Again, we are looking at the correlation of home runs and strikeouts for major-league baseball players. This time we will use the correlation coefficient (\(r\)) measure.

Note A.8: Notebook: Homeruns and strikeout correlation

Download notebook Interact

import numpy as np

rnd = np.random.default_rng()

homeruns = np.array([14, 20, 0, 38, 9, 38, 22, 31, 33,
                     11, 40, 5, 15, 32, 3, 29, 5, 32])
strikeout = np.array([135, 153, 120, 161, 138, 175, 126, 200, 205,
                      147, 165, 124, 169, 156, 36, 98, 82, 131])

# The correlation approach.
actual_r = np.corrcoef(homeruns, strikeout)[0, 1]

n_trials = 10_000
results = np.zeros(n_trials)

for i in range(n_trials):
    shuffled_runs = rnd.permuted(homeruns)
    fake_r = np.corrcoef(shuffled_runs, strikeout)[0, 1]
    results[i] = fake_r

plt.hist(results, bins=25)
plt.title('Distribution of shuffled r')
plt.xlabel('r for shuffled homeruns')

k = np.sum(results >= actual_r)
kk = k / n_trials

print('p shuffled r >= actual:', np.round(kk, 3))

p shuffled r >= actual: 0.003

Interpretation: a correlation coefficient as high as the observed value (.62) occurred only about 0.3% of the time by chance. Hence, provisionally, we choose to reject chance as an explanation for such a high value of the correlation coefficient.

Notice, we get the same answer for correlation coefficients as we do for sum of products. In fact, correlation coefficients must give us the same answer (apart from random variation from the permutation), as the tests of association are equivalent when we compare between different orderings of the same sequences.

End of notebook: Homeruns and strikeout correlation

homerun_correlation_solution starts at Note A.8.

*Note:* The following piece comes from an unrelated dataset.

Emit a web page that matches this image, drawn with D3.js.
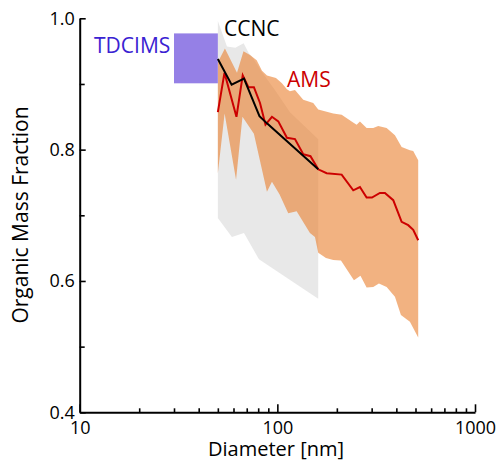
<!DOCTYPE html>
<html>
<head>
<meta charset="utf-8">
<script src="https://cdn.jsdelivr.net/npm/d3@7"></script>
<style>
  body { margin: 0; background: #fff; }
  svg text { font-family: "Open Sans", sans-serif; }
</style>
</head>
<body>
<div id="vis"></div>
<script>
// AMS band edges and line (diameter nm, organic fraction)
const amsUpper = [[50, 0.933], [54.3, 0.954], [62.5, 0.917], [67.4, 0.950], [72.7, 0.944], [78.6, 0.936],
  [83.6, 0.920], [88.6, 0.913], [98.4, 0.909], [105.5, 0.901], [111.8, 0.892], [115.8, 0.889],
  [122.8, 0.891], [135.2, 0.876], [151.9, 0.871], [161, 0.861], [191.8, 0.855], [211.5, 0.853],
  [237.6, 0.843], [251.8, 0.838], [261.7, 0.843], [282.9, 0.833], [305.6, 0.833], [323.9, 0.836],
  [357.2, 0.833], [393.5, 0.822], [425.4, 0.804], [468.5, 0.799], [486.9, 0.798], [516, 0.784]];
const amsLower = [[50, 0.764], [54.1, 0.855], [61.8, 0.754], [66.6, 0.850], [76.1, 0.824], [88.6, 0.736],
  [93.9, 0.751], [102.5, 0.732], [113.5, 0.703], [125.2, 0.706], [146.2, 0.673], [155, 0.667],
  [161, 0.643], [176.2, 0.635], [191.8, 0.632], [209.8, 0.631], [244.1, 0.601], [263.3, 0.608],
  [282.9, 0.590], [305.6, 0.591], [326.5, 0.596], [357.2, 0.591], [393.5, 0.576], [421.9, 0.548],
  [468.5, 0.538], [516, 0.514]];
const amsLine = [[50, 0.857], [54, 0.917], [62.1, 0.850], [66.8, 0.913], [71.4, 0.895], [76.1, 0.895],
  [81.7, 0.871], [87.1, 0.838], [93.9, 0.850], [101.1, 0.843], [111.8, 0.818], [122.8, 0.816],
  [135.2, 0.793], [147.1, 0.790], [161, 0.770], [177.6, 0.764], [211.5, 0.762], [242.1, 0.738],
  [261.7, 0.743], [282.9, 0.727], [301, 0.727], [330.3, 0.734], [350.2, 0.734], [385.8, 0.723],
  [425.4, 0.690], [459.3, 0.685], [486.9, 0.678], [516, 0.662]];

// CCNC band edges and line
const ccncUpper = [[50, 0.996], [55.6, 0.957], [61.3, 0.955], [67.5, 0.962], [71.6, 0.947], [75.3, 0.939],
  [83.6, 0.918], [97.2, 0.891], [115.8, 0.857], [161, 0.816]];
const ccncLower = [[50, 0.696], [58.9, 0.667], [67.8, 0.673], [80.7, 0.633], [161, 0.573]];
const ccncLine = [[50, 0.938], [58.7, 0.899], [67.8, 0.908], [81.2, 0.851], [88.6, 0.840], [161, 0.770]];

// TDCIMS box: diameter range and fraction range
const tdcimsD = [30, 50];
const tdcimsF = [0.901, 0.977];

const xMajor = [10, 100, 1000];
const xMinor = [20, 30, 40, 50, 60, 70, 80, 90, 200, 300, 400, 500, 600, 700, 800, 900];
const yMajor = [0.4, 0.6, 0.8, 1.0];
const yMinor = [0.5, 0.7, 0.9];

const width = 504, height = 462;

const svg = d3.select('#vis')
  .append('svg')
  .attr('width', width)
  .attr('height', height);

const x = d3.scaleLog().domain([10, 1000]).range([79.7, 475]);
const y = d3.scaleLinear().domain([0.4, 1.0]).range([412.3, 18.3]);

const line = d3.line().x(d => x(d[0])).y(d => y(d[1]));

function band(upper, lower) {
  return line(upper.concat(lower.slice().reverse())) + 'Z';
}

svg.append('path')
  .attr('d', band(ccncUpper, ccncLower))
  .attr('fill', '#e8e8e8');

svg.append('path')
  .attr('d', band(amsUpper, amsLower))
  .attr('fill', 'rgb(233,127,45)')
  .attr('fill-opacity', 0.6);

svg.append('rect')
  .attr('x', x(tdcimsD[0]))
  .attr('y', y(tdcimsF[1]))
  .attr('width', x(tdcimsD[1]) - x(tdcimsD[0]))
  .attr('height', y(tdcimsF[0]) - y(tdcimsF[1]))
  .attr('fill', '#9580e6');

svg.append('path')
  .attr('d', line(amsLine))
  .attr('fill', 'none')
  .attr('stroke', '#cc0000')
  .attr('stroke-width', 2);

svg.append('path')
  .attr('d', line(ccncLine))
  .attr('fill', 'none')
  .attr('stroke', '#000')
  .attr('stroke-width', 2);

// labels
svg.append('text').attr('x', 94).attr('y', 53).attr('font-size', 21).attr('fill', '#3a22d2').text('TDCIMS');
svg.append('text').attr('x', 224).attr('y', 36).attr('font-size', 21).attr('fill', '#000').text('CCNC');
svg.append('text').attr('x', 287).attr('y', 87).attr('font-size', 21).attr('fill', '#cc0000').text('AMS');

// axes
svg.append('g')
  .attr('transform', `translate(0,${y(0.4)})`)
  .call(d3.axisBottom(x).tickValues(xMajor).tickFormat(d3.format('d'))
    .tickSizeInner(-8).tickSizeOuter(0).tickPadding(9));
svg.append('g')
  .attr('transform', `translate(0,${y(0.4)})`)
  .call(d3.axisBottom(x).tickValues(xMinor).tickFormat('')
    .tickSizeInner(-4).tickSizeOuter(0))
  .select('.domain').remove();

svg.append('g')
  .attr('transform', `translate(${x(10)},0)`)
  .call(d3.axisLeft(y).tickValues(yMajor).tickFormat(d3.format('.1f'))
    .tickSizeInner(-6).tickSizeOuter(0).tickPadding(5));
svg.append('g')
  .attr('transform', `translate(${x(10)},0)`)
  .call(d3.axisLeft(y).tickValues(yMinor).tickFormat('')
    .tickSizeInner(-5).tickSizeOuter(0))
  .select('.domain').remove();

svg.selectAll('.domain').attr('stroke-width', 2);
svg.selectAll('.tick line').attr('stroke-width', 1.6);
svg.selectAll('.tick text')
  .attr('font-family', '"Open Sans", sans-serif')
  .attr('font-size', 18)
  .attr('fill', '#000');

svg.append('text')
  .attr('x', 276).attr('y', 456)
  .attr('text-anchor', 'middle')
  .attr('font-size', 20)
  .text('Diameter [nm]');

svg.append('text')
  .attr('transform', 'translate(28,215) rotate(-90)')
  .attr('text-anchor', 'middle')
  .attr('font-size', 21)
  .text('Organic Mass Fraction');
</script>
</body>
</html>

A.9 Solution for money and exchange rate 29.7.4

Note A.9: Notebook: Exchange rates and money supply

Download zip with notebook + data file Interact

import numpy as np
import pandas as pd

rnd = np.random.default_rng()

exchange_df = pd.read_csv('data/exchange_rates.csv')
exchange_rates = np.array(exchange_df['exchange_rate'])
money_supply = np.array(exchange_df['money_supply'])

# Correlation.
actual_r = np.corrcoef(exchange_rates, money_supply)[0, 1]
actual_r

np.float64(0.4206068712932843)

n_trials = 10_000
results = np.zeros(n_trials)

for i in range(n_trials):
    shuffled_rates = rnd.permuted(exchange_rates)
    fake_r = np.corrcoef(shuffled_rates, money_supply)[0, 1]
    results[i] = fake_r

plt.hist(results, bins=25)
plt.title('Distribution of shuffled exchange rates r values')
plt.xlabel('r for shuffled exchange rate')

k = np.sum(results >= actual_r)
kk = k / n_trials

print('p shuffled r >= actual:', np.round(kk, 3))

p shuffled r >= actual: 0.0

End of notebook: Exchange rates and money supply

exchange_rates_solution starts at Note A.9.

Interpretation: The observed correlation (.42) between the exchange rate and the money supply is seldom exceeded by random experiments with these data. Thus, the observed result 0.42 cannot be reasonably explained by chance alone and we conclude that it is statistically surprising.